• [Task objective]:
Write out the data again in full, exactly as it reads.

• [Provided material]:
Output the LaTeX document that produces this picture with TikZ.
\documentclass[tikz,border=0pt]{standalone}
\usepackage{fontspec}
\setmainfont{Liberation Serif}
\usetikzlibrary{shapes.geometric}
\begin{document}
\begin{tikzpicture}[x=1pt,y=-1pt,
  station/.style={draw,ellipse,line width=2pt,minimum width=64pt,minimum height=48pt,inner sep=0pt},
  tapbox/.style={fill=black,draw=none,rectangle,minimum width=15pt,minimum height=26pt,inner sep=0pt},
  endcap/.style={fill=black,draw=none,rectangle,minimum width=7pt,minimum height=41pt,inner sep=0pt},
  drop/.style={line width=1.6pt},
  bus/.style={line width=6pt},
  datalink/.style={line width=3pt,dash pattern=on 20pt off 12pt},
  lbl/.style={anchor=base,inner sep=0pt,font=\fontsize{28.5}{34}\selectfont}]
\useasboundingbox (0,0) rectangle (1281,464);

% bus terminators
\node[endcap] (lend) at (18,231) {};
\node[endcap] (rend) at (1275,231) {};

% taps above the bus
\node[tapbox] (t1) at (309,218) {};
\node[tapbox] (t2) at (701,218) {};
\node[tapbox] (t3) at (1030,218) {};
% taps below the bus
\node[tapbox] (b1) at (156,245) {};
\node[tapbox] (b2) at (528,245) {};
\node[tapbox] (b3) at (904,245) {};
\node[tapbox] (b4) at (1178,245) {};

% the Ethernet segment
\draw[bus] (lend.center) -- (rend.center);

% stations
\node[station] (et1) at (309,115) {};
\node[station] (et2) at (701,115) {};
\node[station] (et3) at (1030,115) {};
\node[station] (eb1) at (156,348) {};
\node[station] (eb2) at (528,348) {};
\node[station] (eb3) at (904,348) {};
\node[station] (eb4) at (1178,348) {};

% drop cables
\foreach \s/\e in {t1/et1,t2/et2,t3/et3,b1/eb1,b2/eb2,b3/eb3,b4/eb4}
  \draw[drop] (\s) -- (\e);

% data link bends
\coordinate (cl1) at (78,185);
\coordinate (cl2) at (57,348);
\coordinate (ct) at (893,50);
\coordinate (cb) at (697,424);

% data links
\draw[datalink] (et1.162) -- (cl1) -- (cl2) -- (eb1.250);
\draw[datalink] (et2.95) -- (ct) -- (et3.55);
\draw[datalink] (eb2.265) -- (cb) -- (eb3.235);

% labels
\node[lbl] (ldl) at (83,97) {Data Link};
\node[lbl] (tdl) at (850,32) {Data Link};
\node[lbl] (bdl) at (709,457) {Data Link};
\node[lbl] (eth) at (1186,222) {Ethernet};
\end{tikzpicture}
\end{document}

• [Solution to this task]:
Output the LaTeX document that produces this picture with TikZ.
\documentclass[tikz,border=0pt]{standalone}
\usepackage{fontspec}
\setmainfont{Liberation Serif}
\usetikzlibrary{shapes.geometric}
\begin{document}
\begin{tikzpicture}[x=1pt,y=-1pt,
  station/.style={draw,ellipse,line width=2pt,minimum width=64pt,minimum height=48pt,inner sep=0pt},
  tapbox/.style={fill=black,draw=none,rectangle,minimum width=15pt,minimum height=26pt,inner sep=0pt},
  endcap/.style={fill=black,draw=none,rectangle,minimum width=7pt,minimum height=41pt,inner sep=0pt},
  drop/.style={line width=1.6pt},
  bus/.style={line width=6pt},
  datalink/.style={line width=3pt,dash pattern=on 20pt off 12pt},
  lbl/.style={anchor=base,inner sep=0pt,font=\fontsize{28.5}{34}\selectfont}]
\useasboundingbox (0,0) rectangle (1281,464);

% bus terminators
\node[endcap] (lend) at (18,231) {};
\node[endcap] (rend) at (1275,231) {};

% taps above the bus
\node[tapbox] (t1) at (309,218) {};
\node[tapbox] (t2) at (701,218) {};
\node[tapbox] (t3) at (1030,218) {};
% taps below the bus
\node[tapbox] (b1) at (156,245) {};
\node[tapbox] (b2) at (528,245) {};
\node[tapbox] (b3) at (904,245) {};
\node[tapbox] (b4) at (1178,245) {};

% the Ethernet segment
\draw[bus] (lend.center) -- (rend.center);

% stations
\node[station] (et1) at (309,115) {};
\node[station] (et2) at (701,115) {};
\node[station] (et3) at (1030,115) {};
\node[station] (eb1) at (156,348) {};
\node[station] (eb2) at (528,348) {};
\node[station] (eb3) at (904,348) {};
\node[station] (eb4) at (1178,348) {};

% drop cables
\foreach \s/\e in {t1/et1,t2/et2,t3/et3,b1/eb1,b2/eb2,b3/eb3,b4/eb4}
  \draw[drop] (\s) -- (\e);

% data link bends
\coordinate (cl1) at (78,185);
\coordinate (cl2) at (57,348);
\coordinate (ct) at (893,50);
\coordinate (cb) at (697,424);

% data links
\draw[datalink] (et1.162) -- (cl1) -- (cl2) -- (eb1.250);
\draw[datalink] (et2.95) -- (ct) -- (et3.55);
\draw[datalink] (eb2.265) -- (cb) -- (eb3.235);

% labels
\node[lbl] (ldl) at (83,97) {Data Link};
\node[lbl] (tdl) at (850,32) {Data Link};
\node[lbl] (bdl) at (709,457) {Data Link};
\node[lbl] (eth) at (1186,222) {Ethernet};
\end{tikzpicture}
\end{document}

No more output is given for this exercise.